Read the lines below. Copy out any that hold the string "this".

**Data entries**
----------

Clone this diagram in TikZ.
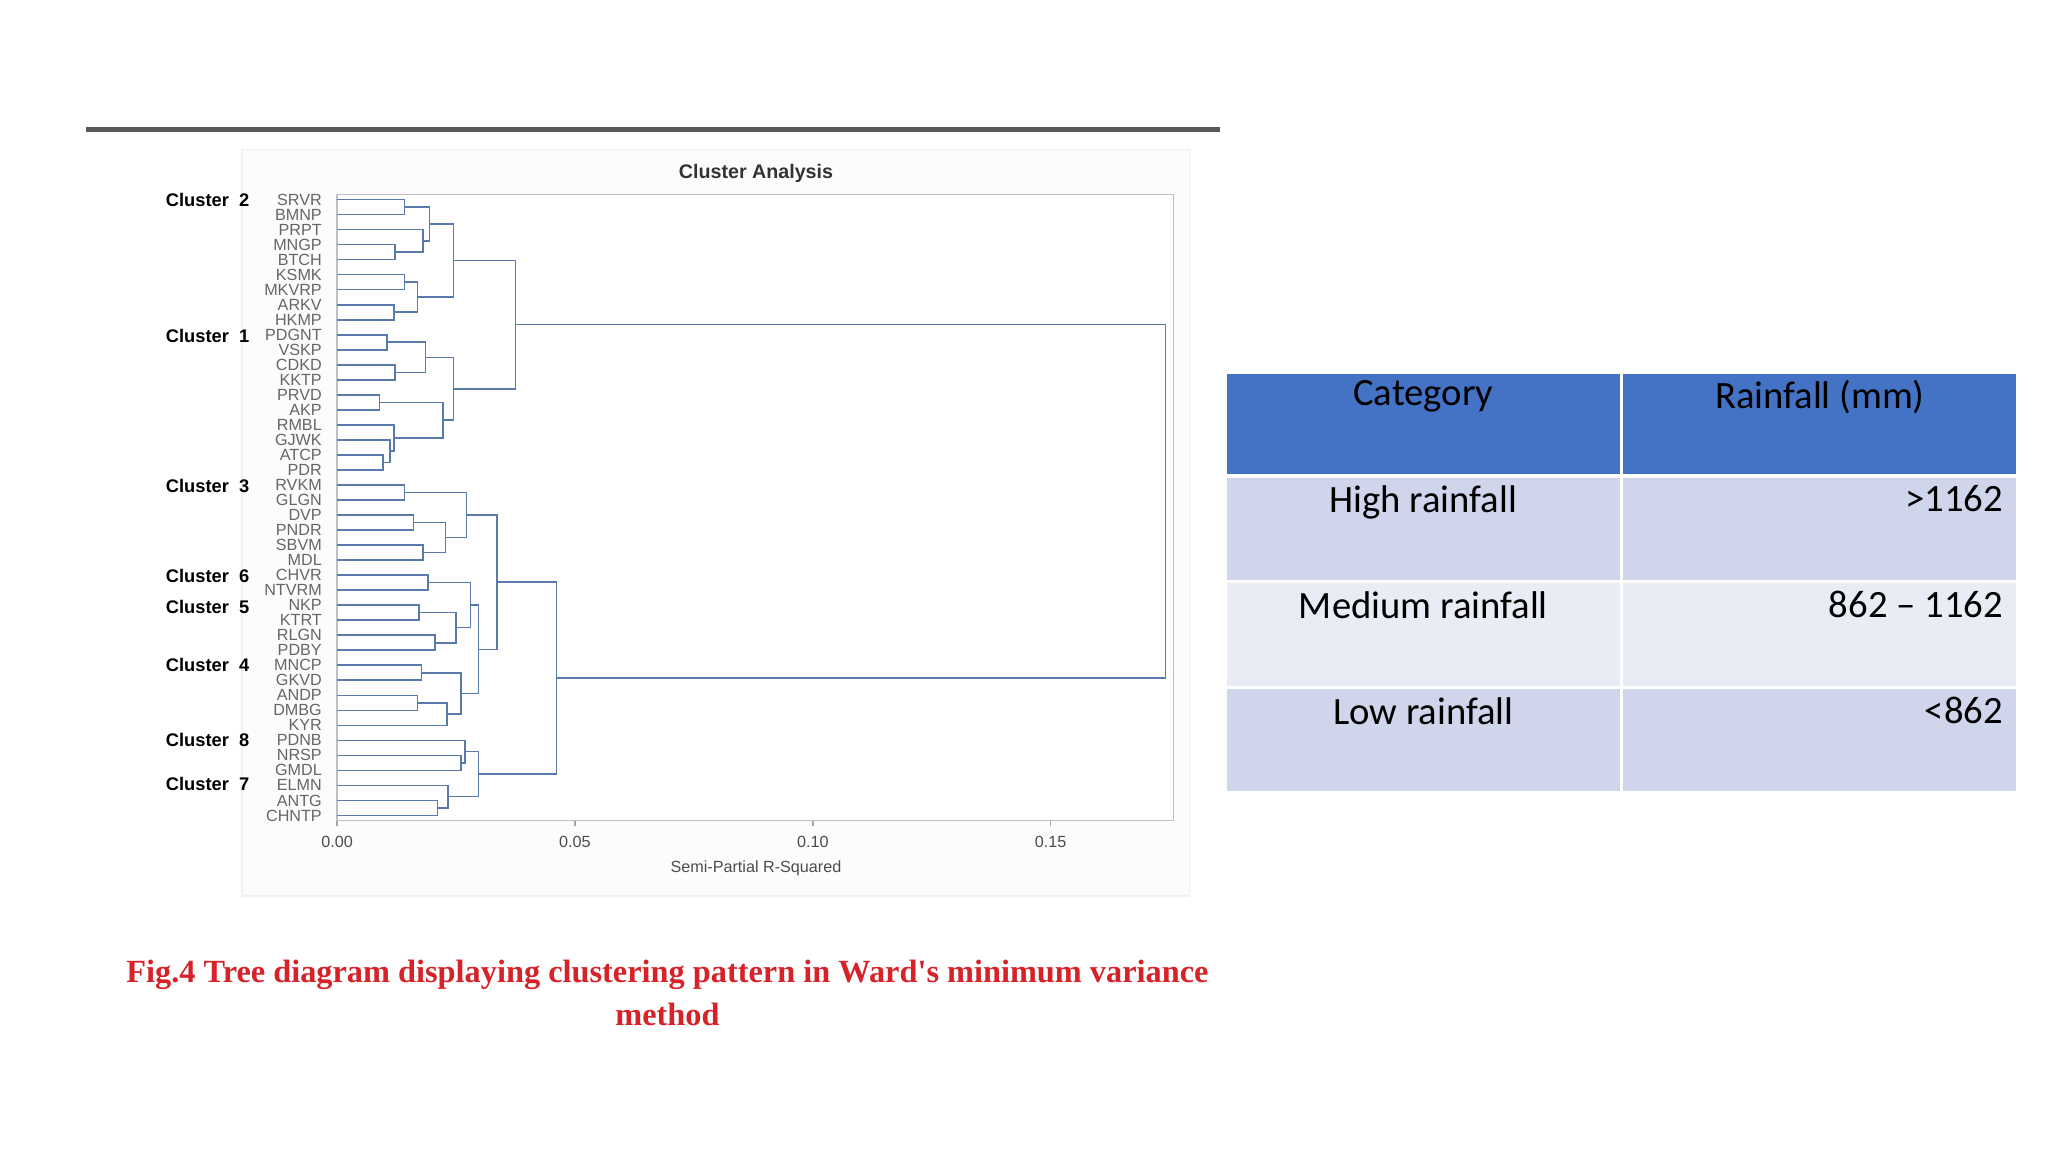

----------

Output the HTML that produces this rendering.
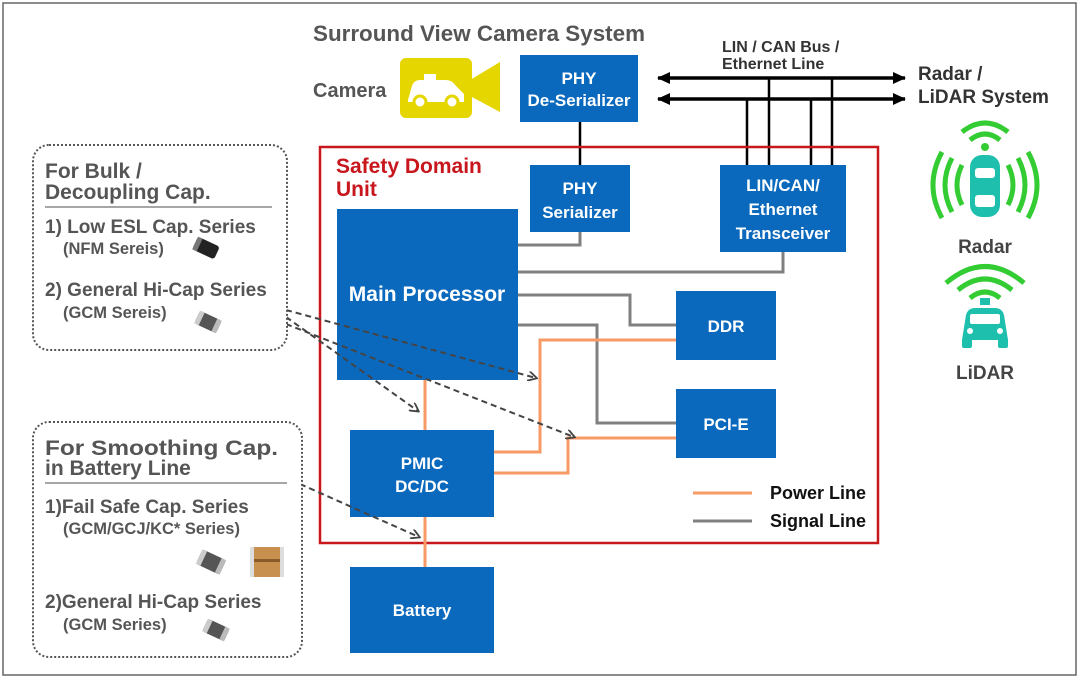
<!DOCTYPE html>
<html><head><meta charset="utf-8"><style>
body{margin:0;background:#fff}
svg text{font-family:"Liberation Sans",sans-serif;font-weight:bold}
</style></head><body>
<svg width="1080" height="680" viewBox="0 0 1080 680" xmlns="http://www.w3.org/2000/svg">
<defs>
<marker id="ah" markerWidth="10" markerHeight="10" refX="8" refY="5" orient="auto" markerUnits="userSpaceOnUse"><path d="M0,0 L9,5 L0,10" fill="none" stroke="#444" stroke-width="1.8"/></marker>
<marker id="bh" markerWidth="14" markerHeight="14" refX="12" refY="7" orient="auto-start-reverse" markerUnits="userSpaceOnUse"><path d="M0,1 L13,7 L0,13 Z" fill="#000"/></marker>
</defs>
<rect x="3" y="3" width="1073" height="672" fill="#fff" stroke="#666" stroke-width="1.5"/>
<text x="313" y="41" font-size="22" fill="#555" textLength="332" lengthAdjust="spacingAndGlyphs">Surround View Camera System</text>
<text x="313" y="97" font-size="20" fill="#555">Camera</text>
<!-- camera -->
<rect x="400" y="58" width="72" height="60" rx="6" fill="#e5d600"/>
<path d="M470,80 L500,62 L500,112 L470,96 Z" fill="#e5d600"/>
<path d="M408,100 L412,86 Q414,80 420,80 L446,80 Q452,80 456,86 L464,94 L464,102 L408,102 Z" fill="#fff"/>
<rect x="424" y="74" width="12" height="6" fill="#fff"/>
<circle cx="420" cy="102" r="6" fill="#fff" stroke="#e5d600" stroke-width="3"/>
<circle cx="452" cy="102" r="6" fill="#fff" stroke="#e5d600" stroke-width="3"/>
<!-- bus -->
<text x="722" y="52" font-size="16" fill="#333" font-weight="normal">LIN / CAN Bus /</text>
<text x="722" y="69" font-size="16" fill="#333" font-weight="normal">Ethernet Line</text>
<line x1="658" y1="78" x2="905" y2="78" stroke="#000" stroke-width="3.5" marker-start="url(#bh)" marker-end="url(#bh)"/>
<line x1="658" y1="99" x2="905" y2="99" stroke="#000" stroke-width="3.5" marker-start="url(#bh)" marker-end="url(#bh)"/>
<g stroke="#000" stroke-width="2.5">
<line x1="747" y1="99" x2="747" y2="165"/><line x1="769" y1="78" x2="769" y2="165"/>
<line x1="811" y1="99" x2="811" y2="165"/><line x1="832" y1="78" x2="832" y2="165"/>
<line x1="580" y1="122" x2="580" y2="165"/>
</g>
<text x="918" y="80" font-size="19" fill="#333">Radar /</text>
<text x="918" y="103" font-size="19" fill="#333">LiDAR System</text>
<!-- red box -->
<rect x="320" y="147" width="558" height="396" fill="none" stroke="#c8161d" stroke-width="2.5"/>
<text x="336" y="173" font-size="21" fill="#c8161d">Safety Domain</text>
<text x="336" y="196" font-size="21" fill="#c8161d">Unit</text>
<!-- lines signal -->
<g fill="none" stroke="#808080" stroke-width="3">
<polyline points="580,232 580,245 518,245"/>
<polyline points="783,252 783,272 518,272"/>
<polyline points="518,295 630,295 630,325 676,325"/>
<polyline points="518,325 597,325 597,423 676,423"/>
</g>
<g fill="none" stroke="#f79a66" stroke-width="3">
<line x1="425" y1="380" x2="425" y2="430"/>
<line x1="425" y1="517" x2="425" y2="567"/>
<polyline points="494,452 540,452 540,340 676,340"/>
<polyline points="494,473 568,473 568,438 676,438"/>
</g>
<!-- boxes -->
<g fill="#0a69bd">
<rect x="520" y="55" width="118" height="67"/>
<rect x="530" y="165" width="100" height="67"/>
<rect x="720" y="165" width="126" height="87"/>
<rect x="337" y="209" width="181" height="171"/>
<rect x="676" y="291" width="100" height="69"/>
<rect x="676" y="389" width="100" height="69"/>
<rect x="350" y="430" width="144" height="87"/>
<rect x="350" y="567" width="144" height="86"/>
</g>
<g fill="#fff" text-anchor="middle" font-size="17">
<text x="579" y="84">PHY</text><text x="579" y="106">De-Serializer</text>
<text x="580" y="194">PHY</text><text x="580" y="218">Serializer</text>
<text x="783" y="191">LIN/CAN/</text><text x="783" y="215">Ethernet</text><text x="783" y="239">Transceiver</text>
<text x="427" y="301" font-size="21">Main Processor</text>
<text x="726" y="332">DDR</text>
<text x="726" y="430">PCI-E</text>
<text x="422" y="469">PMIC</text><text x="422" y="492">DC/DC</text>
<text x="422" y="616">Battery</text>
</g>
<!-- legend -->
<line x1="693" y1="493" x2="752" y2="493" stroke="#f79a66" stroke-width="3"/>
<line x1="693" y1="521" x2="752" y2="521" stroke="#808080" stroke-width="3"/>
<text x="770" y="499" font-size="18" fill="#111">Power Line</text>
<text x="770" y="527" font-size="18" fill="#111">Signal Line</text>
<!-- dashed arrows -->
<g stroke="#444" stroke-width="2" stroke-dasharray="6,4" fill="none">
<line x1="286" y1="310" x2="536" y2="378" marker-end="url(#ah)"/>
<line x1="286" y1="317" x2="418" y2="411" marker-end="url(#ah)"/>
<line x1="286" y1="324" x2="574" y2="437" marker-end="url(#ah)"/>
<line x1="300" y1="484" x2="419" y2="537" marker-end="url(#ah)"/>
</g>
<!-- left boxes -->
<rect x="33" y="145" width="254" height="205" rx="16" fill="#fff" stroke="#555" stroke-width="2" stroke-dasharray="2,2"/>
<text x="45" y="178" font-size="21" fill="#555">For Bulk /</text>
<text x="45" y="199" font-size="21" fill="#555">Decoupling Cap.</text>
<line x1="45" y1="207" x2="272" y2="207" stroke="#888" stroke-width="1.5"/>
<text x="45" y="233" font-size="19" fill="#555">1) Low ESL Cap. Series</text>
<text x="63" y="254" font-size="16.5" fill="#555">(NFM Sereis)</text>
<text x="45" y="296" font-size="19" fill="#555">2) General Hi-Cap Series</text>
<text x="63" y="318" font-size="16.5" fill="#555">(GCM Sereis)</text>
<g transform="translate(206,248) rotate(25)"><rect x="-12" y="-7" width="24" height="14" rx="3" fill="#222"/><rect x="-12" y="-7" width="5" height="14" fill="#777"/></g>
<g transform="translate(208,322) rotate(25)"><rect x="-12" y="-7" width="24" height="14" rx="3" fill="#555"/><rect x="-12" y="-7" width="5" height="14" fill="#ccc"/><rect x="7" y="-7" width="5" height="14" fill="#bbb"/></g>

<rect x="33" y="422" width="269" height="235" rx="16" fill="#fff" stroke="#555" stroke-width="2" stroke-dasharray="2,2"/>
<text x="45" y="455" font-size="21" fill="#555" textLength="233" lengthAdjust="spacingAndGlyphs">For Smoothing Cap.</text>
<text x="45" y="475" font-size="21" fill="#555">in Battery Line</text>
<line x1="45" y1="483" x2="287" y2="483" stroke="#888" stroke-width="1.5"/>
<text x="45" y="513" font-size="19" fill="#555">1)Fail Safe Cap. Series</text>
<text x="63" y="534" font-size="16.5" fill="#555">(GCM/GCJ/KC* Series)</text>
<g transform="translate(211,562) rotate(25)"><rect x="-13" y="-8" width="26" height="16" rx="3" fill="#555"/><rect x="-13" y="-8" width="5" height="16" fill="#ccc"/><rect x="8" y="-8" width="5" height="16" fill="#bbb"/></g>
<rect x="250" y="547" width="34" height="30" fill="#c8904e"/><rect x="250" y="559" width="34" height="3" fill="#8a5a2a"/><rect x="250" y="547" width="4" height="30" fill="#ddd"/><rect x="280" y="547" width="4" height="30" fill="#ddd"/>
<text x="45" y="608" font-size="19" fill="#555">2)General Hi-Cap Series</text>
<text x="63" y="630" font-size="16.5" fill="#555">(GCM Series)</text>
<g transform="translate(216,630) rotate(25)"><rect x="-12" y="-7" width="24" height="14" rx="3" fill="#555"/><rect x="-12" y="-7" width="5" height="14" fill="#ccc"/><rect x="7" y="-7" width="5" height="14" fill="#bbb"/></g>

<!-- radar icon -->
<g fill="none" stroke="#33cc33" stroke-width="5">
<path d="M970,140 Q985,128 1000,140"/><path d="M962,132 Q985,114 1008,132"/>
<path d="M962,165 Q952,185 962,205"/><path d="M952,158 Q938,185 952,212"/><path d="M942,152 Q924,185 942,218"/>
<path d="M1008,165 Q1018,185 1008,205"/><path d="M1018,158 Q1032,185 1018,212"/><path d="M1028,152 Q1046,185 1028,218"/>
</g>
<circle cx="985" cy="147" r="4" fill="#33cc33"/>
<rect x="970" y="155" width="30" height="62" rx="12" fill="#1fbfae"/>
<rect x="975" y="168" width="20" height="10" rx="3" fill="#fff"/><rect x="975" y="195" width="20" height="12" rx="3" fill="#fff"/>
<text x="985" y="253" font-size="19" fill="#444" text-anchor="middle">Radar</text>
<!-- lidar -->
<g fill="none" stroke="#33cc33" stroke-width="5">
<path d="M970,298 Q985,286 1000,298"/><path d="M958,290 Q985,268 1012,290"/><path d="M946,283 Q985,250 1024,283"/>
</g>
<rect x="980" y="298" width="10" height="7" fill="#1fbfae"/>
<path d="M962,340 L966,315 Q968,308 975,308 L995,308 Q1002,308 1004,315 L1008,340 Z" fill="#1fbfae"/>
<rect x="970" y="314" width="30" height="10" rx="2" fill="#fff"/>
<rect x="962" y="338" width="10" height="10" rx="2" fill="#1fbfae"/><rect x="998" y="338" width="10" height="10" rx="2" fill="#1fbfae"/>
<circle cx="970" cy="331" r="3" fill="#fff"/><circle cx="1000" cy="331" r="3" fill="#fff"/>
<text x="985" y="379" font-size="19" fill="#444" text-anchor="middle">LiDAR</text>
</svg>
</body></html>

----------

**Full response**
Clone this diagram in TikZ.
Output the HTML that produces this rendering.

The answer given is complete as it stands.